Even after graduating from UCSB — We’re lucky to already have a home full of everything we need, actually too much stuff, so we are asking for contributions to our tiny house project that is going to be displayed at the Santa Barbara Earth Day Festival instead of gifts! Here you can contribute to our future, help put us in a better position to battle our student loans, and help make our dreams come true!

The project (see image) has since gained considerable momentum, as a variety of partners have gotten on board, including Sigrid Wright at the Community Environmental Council (CEC). The CEC has chosen Silva and Williams’s tiny house as a featured project at Santa Barbara Earth Day, so that’s where this little home on wheels will make its public debut. In addition to this key opportunity for wider exposure, the pair’s tiny-house project is now being helped along by Kim Yasuda’s sculpture class at UCSB, where the structure is being built, and architect Justin Najjar-Keith, who will help draw the plans. Other contributors to the project include Seattle Tiny Homes, Ashley and Vance Engineering, Santa Barbara Painting, Livingreen, Insulate S.B., Below Magid Construction, and Hayward Lumber.

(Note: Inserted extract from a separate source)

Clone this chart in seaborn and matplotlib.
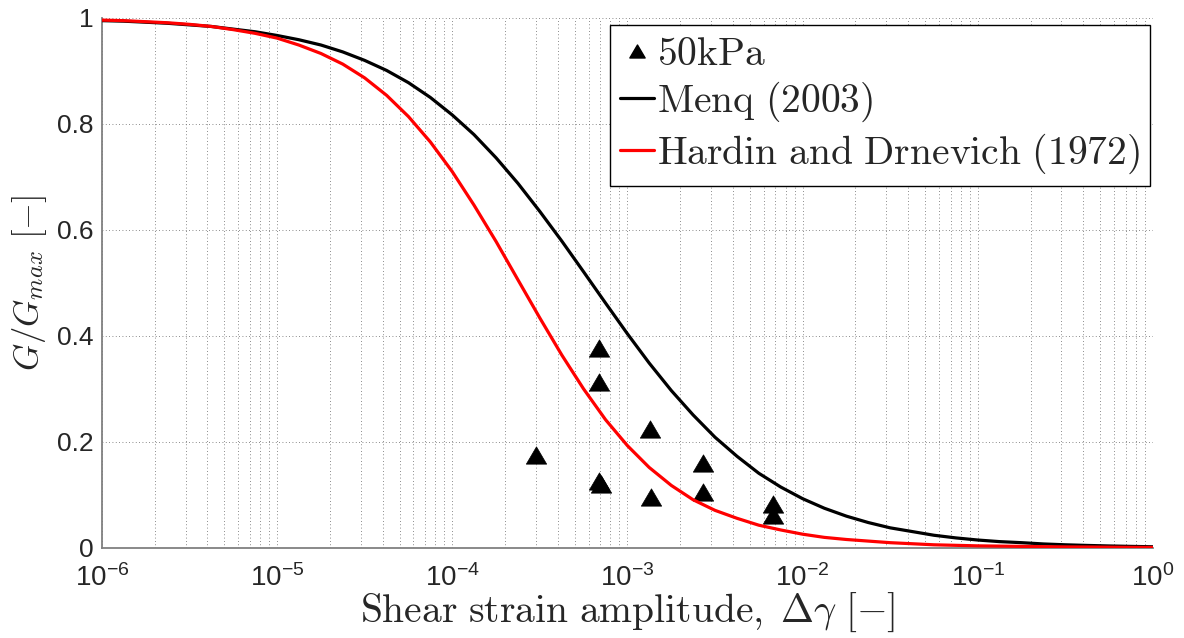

When I visited Silva at UCSB on a recent afternoon, the tiny house was a not-so-tiny stack of lumber, but as we started talking, it became apparent that the spirit behind this project is anything but small and that it connects to a longstanding interest among the people of Santa Barbara in sustainable alternative housing. Ken Yokota, the affable staff technician who manages the UCSB sculpture yard, joined us to discuss his memories of several such efforts made in these parts, dating as far back as 1971. Yokota himself lived in a tiny house on wheels in a dirt lot behind the Riviera Theatre on Alameda Padre Serra before the area was tamed by more traditional forms of development. Silva told me that the students in Yasuda’s sculpture class were particularly eager to become involved in something that would offer them hands-on experience leading to a livable, sustainable result. Those interested in following the tiny house project as it proceeds toward the big reveal at Earth Day on Saturday, April 18, can learn more by visiting sotinyhouse.tumblr.com. In the meantime, congratulations to Chris Silva and Karly Williams on their impending nuptials and on their unorthodox approach to achieving every married couple’s dream — a permanent honeymoon.